ABSTRACT

The collection Atlas historique des villes de France was begun in 1973 by Philippe Wolff and Charles Higounet, in accordance with the wishes of the International Commission for the History of Towns and following the work already undertaken in England and in Germany. 1 The first series of the Atlas historique des villes de France was thus born in 1982, directed by Jean-Bernard Marquette, the successor of Charles Higounet, in the Centre de recherches sur l’occupation du sol, associated with the Centre national de recherche scientifique. The collection, published by Ausonius, is at present 49 ‘volumes’ strong — Bordeaux being the latest town to be dealt with — and it has undoubtedly never deserved the epithet ‘atlas’ as much as it does today — in other words, a collection of maps brought together in published booklets (Figure 4.1).
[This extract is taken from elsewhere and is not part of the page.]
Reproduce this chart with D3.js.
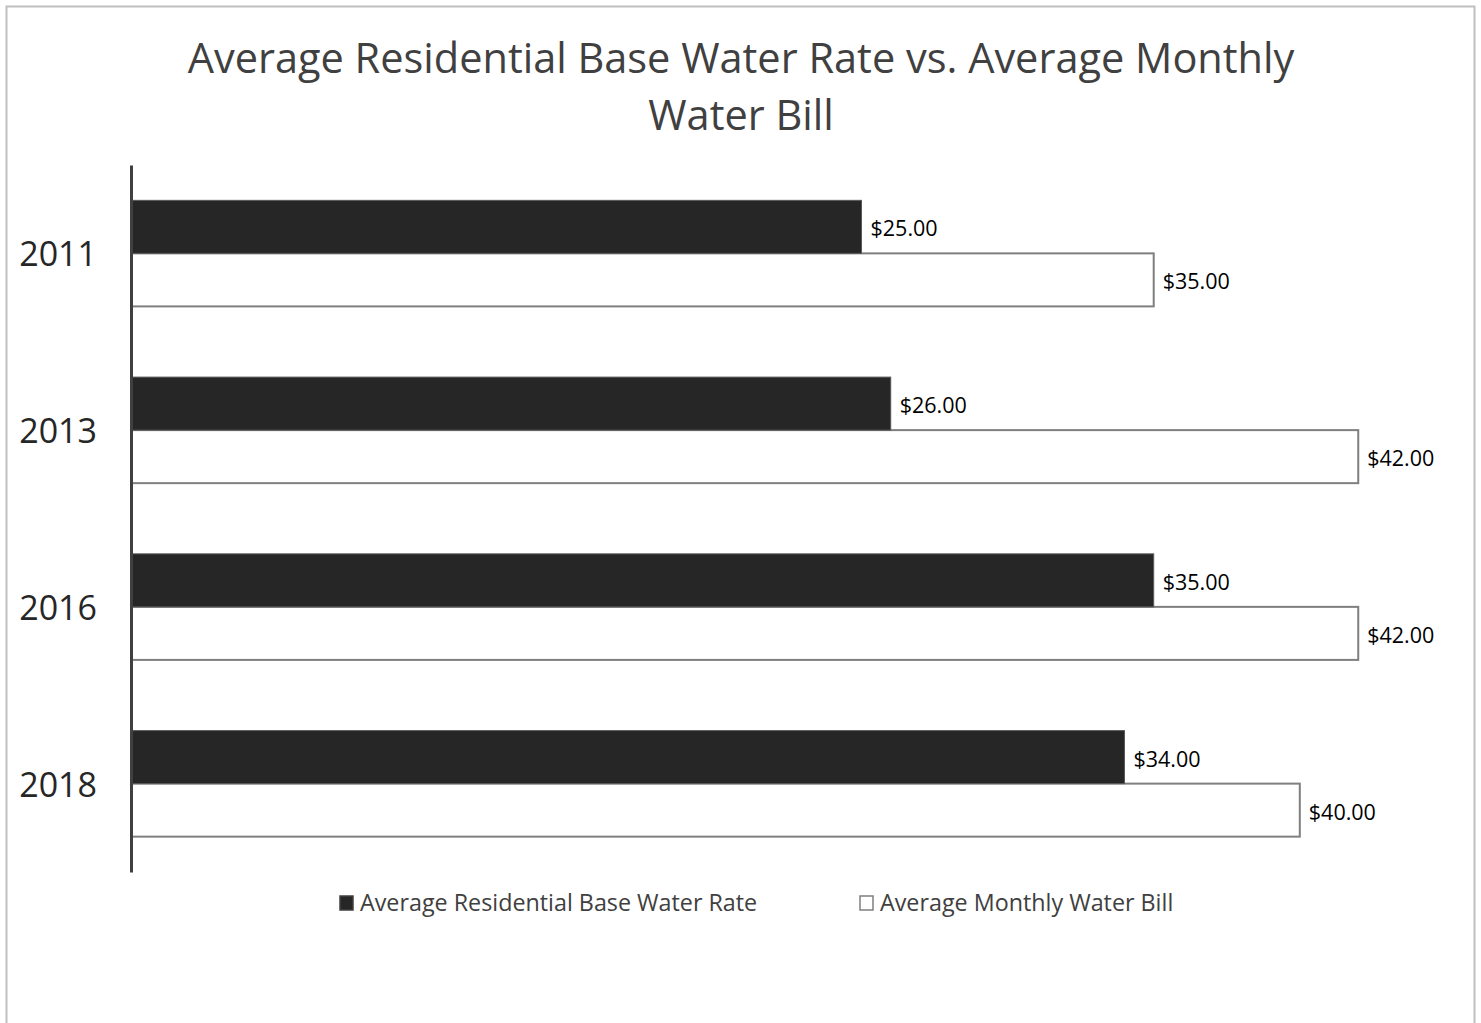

As an expression of ‘geo-history’, dear to its founders, the atlas was brought into being from a viewpoint of land use and human settlement, emphasizing the monographic and cartographical approach to space, conceived as the outcome of a particular tradition of historical geography. How innovative and special this venture, which could be termed ‘morpho-history’ or ‘proto-spatial analysis’, was cannot be overstated and it came into existence at a time when historians perceived space as a mere framework or a piece of scenery.